Amsterdam has a very good bar for beer In der Wildeman https://www.indewildeman.nl/index.php?lang=en


----------



## Andy (Aug 25, 2002)

Kingstonian said:


> Will be in the UK.
> However, Bamberg is a really great place for a beer. They specialise in smoked beers - 'Rauch' beer and the town is very traditional. https://en.m.wikipedia.org/wiki/Smoked_beer
> 
> Germany, France and Belgium are not on my list of places to go at the moment.
> ...


Kingstonian:

Good tips!

Never had a bad beer in either the Netherlands or Germany!

But just coming back from Russia and last year touring Turkey, Israel (where rockets prevented one of our tours!), Jordon, Egypt, Oman and UAE - I think we'll be OK. 

I've had some good e-mail response from about 6 Members so far.
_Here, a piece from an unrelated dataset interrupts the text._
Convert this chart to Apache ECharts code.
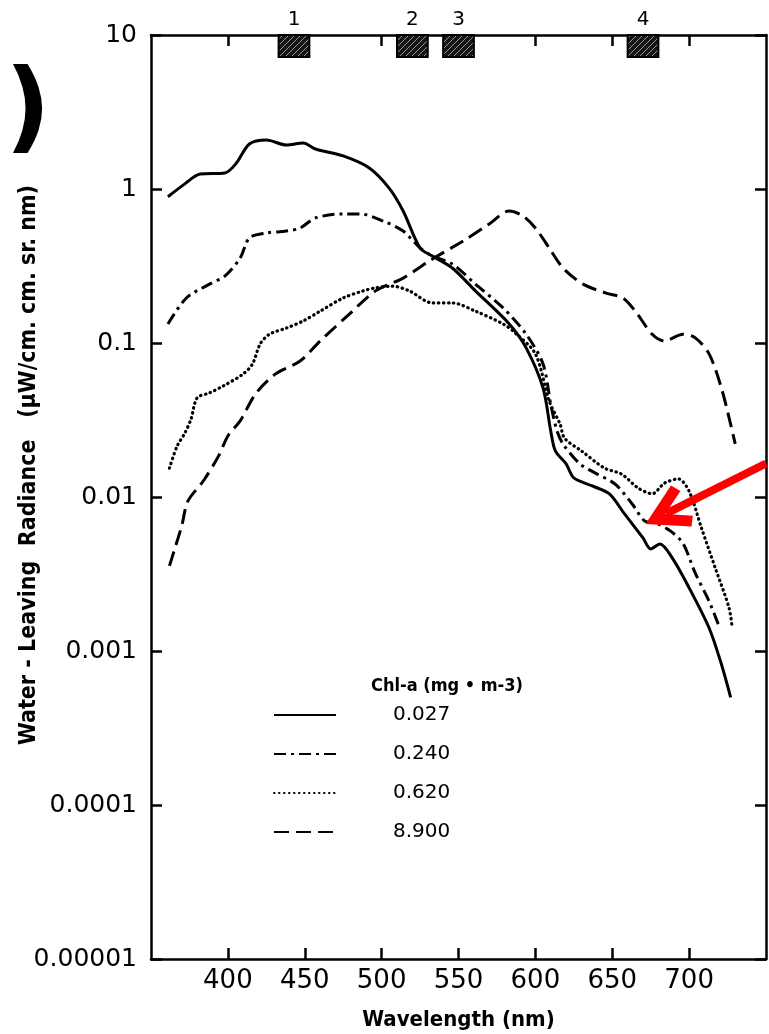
<!DOCTYPE html>
<html>
<head>
<meta charset="utf-8">
<script src="https://cdn.jsdelivr.net/npm/echarts@6/dist/echarts.min.js"></script>
<style>
html,body{margin:0;padding:0;background:#fff;}
#chart{width:769px;height:1034px;}
</style>
</head>
<body>
<div id="chart"></div>
<script>
// ---- data (wavelength nm, water-leaving radiance) ----
const solidNm  = [361,372,382,398,405,414,425,438,449,457,475,492,505,514,525,533,546,561,583,594,605,610,613,620,625,637,648,658,670,675,681,689,700,713,721,727];
const solidVal = [0.89,1.08,1.25,1.27,1.45,1.96,2.08,1.93,1.99,1.82,1.64,1.37,1.01,0.72,0.414,0.367,0.307,0.218,0.133,0.093,0.051,0.0268,0.0199,0.0164,0.0133,0.0118,0.0105,0.00776,0.00542,0.0046,0.00495,0.00402,0.00257,0.00141,0.00082,0.0005];

const dashDotNm  = [361,373,388,398,408,414,425,438,447,457,475,486,501,514,525,533,546,561,579,594,605,610,614,618,629,639,652,663,671,678,688,696,704,713,720];
const dashDotVal = [0.133,0.196,0.241,0.272,0.356,0.481,0.518,0.533,0.558,0.649,0.689,0.689,0.619,0.533,0.414,0.367,0.326,0.241,0.169,0.114,0.073,0.040,0.027,0.0221,0.0164,0.0143,0.0121,0.0090,0.0070,0.0068,0.0060,0.0050,0.0032,0.0021,0.0014];

const dottedNm  = [362,367,372,376,380,388,397,410,416,421,427,438,449,460,475,488,496,507,518,533,546,561,579,587,600,609,616,619,630,645,656,667,676,684,693,700,708,717,726,728];
const dottedVal = [0.0154,0.0214,0.026,0.032,0.044,0.0474,0.0526,0.063,0.073,0.0986,0.114,0.125,0.139,0.161,0.196,0.218,0.228,0.234,0.218,0.182,0.182,0.161,0.133,0.116,0.085,0.042,0.0298,0.0241,0.0199,0.0154,0.0141,0.0114,0.0105,0.0123,0.0131,0.0109,0.0063,0.00346,0.0019,0.00141];

const dashedNm  = [362,366,370,374,384,394,400,408,418,431,447,460,479,496,514,533,553,570,583,592,600,609,618,631,646,657,665,676,684,696,704,713,721,726,730];
const dashedVal = [0.00357,0.0048,0.0065,0.0094,0.0127,0.0185,0.0249,0.0312,0.0467,0.063,0.0764,0.103,0.154,0.218,0.264,0.351,0.459,0.593,0.72,0.668,0.558,0.414,0.307,0.241,0.211,0.196,0.161,0.114,0.103,0.114,0.108,0.085,0.051,0.0326,0.0221];

const seriesNames = ['0.027','0.240','0.620','8.900'];
const xTickValues = [400,450,500,550,600,650,700];
const xTopTicks   = [400,500,600,650,700];
const yTickLabels = ['0.00001','0.0001','0.001','0.01','0.1','1','10'];
const bandNames = ['1','2','3','4'];
const bandStart = [433,510,540,660];
const bandEnd   = [453,530,560,680];
const arrowFrom = [750,0.0165];
const arrowTo   = [685,0.0078];

function pairs(xs, ys){ return xs.map((x,i)=>[x, ys[i]]); }

const FONT = 'DejaVu Sans';
const FONTC = 'DejaVu Sans Condensed';
const black = '#000';

// hatch fill for the band boxes
const hatch = document.createElement('canvas');
hatch.width = 6; hatch.height = 6;
(function(){
  const c = hatch.getContext('2d');
  c.fillStyle = '#151515'; c.fillRect(0,0,6,6);
  c.strokeStyle = 'rgba(165,165,165,0.9)'; c.lineWidth = 1;
  c.beginPath();
  c.moveTo(0,6); c.lineTo(6,0);
  c.moveTo(-3,3); c.lineTo(3,-3);
  c.moveTo(3,9); c.lineTo(9,3);
  c.stroke();
})();

const chart = echarts.init(document.getElementById('chart'), null, {renderer:'canvas'});

function yLabel(v){
  const e = Math.round(Math.log10(v));
  return yTickLabels[e + 5] || '';
}

const lineBase = {type:'line', showSymbol:false, symbol:'none', smooth:0.3, color:black, z:3};

const option = {
  backgroundColor:'#fff',
  animation:false,
  title:{
    text:'Chl-a (mg • m-3)', left:366, top:672,
    textStyle:{fontFamily:FONTC, fontWeight:'bold', fontSize:18, color:black}
  },
  legend:{
    data:seriesNames, orient:'vertical', left:268, top:700,
    itemWidth:62, itemHeight:14, itemGap:19,
    itemStyle:{opacity:0},
    textStyle:{fontFamily:FONT, fontSize:20, color:black, padding:[0,0,0,52]}
  },
  grid:{left:151, right:3, top:35, bottom:75, outerBoundsMode:'none'},
  xAxis:[{
    type:'value', min:350, max:750, position:'bottom',
    axisLine:{show:true, lineStyle:{color:black, width:2.5}},
    axisTick:{show:true, inside:true, length:11, lineStyle:{color:black, width:2.5}, customValues:xTickValues},
    axisLabel:{color:black, fontFamily:FONT, fontSize:26, margin:9, customValues:xTickValues},
    splitLine:{show:false},
    name:'Wavelength (nm)', nameLocation:'middle', nameGap:50,
    nameTextStyle:{fontFamily:FONTC, fontWeight:'bold', fontSize:22, color:black}
  },{
    type:'value', min:350, max:750, position:'top',
    axisLine:{show:true, lineStyle:{color:black, width:2.5}},
    axisTick:{show:true, inside:true, length:11, lineStyle:{color:black, width:2.5}, customValues:xTopTicks},
    axisLabel:{show:false},
    splitLine:{show:false}
  }],
  yAxis:[{
    type:'log', logBase:10, min:0.00001, max:10, position:'left',
    axisLine:{show:true, lineStyle:{color:black, width:2.5}},
    axisTick:{show:true, inside:true, length:11, lineStyle:{color:black, width:2.5}},
    axisLabel:{color:black, fontFamily:FONT, fontSize:25, margin:14, formatter:yLabel},
    splitLine:{show:false},
    name:'Water - Leaving  Radiance   (\u03bcW/cm. cm. sr. nm)', nameLocation:'middle', nameGap:110,
    nameMoveOverlap:false,
    nameTextStyle:{fontFamily:FONTC, fontWeight:'bold', fontSize:23, color:black, padding:[0,0,0,64]}
  },{
    type:'log', logBase:10, min:0.00001, max:10, position:'right',
    axisLine:{show:true, lineStyle:{color:black, width:2.5}},
    axisTick:{show:true, inside:true, length:11, lineStyle:{color:black, width:2.5}},
    axisLabel:{show:false},
    splitLine:{show:false}
  }],
  graphic:[{
    type:'text', left:5, top:64,
    style:{text:')', font:'bold 100px "DejaVu Sans"', fill:black}
  }],
  series:[
    Object.assign({}, lineBase, {name:seriesNames[0], data:pairs(solidNm, solidVal),
      lineStyle:{color:black, width:3, type:'solid'}}),
    Object.assign({}, lineBase, {name:seriesNames[1], data:pairs(dashDotNm, dashDotVal),
      lineStyle:{color:black, width:3, type:[12,5,3,5]}}),
    Object.assign({}, lineBase, {name:seriesNames[2], data:pairs(dottedNm, dottedVal),
      lineStyle:{color:black, width:3.2, type:[0.5,4.5], cap:'round'}}),
    Object.assign({}, lineBase, {name:seriesNames[3], data:pairs(dashedNm, dashedVal),
      lineStyle:{color:black, width:3, type:[15,7]}}),
    {
      type:'line', name:'bands', data:[], silent:true,
      markArea:{
        silent:true,
        itemStyle:{color:{image:hatch, repeat:'repeat'}, borderColor:black, borderWidth:2},
        label:{show:true, position:'top', distance:4, color:black, fontFamily:FONT, fontSize:20},
        data: bandNames.map((n,i)=>[{name:n, xAxis:bandStart[i], yAxis:10},{xAxis:bandEnd[i], yAxis:7.2}])
      },
      markLine:{
        silent:true,
        symbol:['none','path://M50,0 L100,80 L80,92 L50,44 L20,92 L0,80 Z'],
        symbolSize:[46,46],
        lineStyle:{color:'#ff0000', width:8, type:'solid'},
        itemStyle:{color:'#ff0000'},
        label:{show:false},
        data:[[{coord:arrowFrom},{coord:arrowTo}]]
      }
    }
  ]
};
chart.setOption(option);
</script>
</body>
</html>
We'll try to meet depending on the final schedule.


----------



## Andy (Aug 25, 2002)

Best dressed guy in Wachau, Austria (on the ferry).


----------



## Oldsarge (Feb 20, 2011)

Damn! That's definitely the 'cool old guy' look at its best. If I wasn't indoors fighting a nasty cold I'd consider zipping around Portland in something similar. Right now I'm in turtleneck and shawl cardigan in front of the fire. Bleagh!


----------



## eagle2250 (Mar 24, 2006)

^^
I envy you, my friend. I won't be able to get much use out of my cardigans for another two months, or so!


----------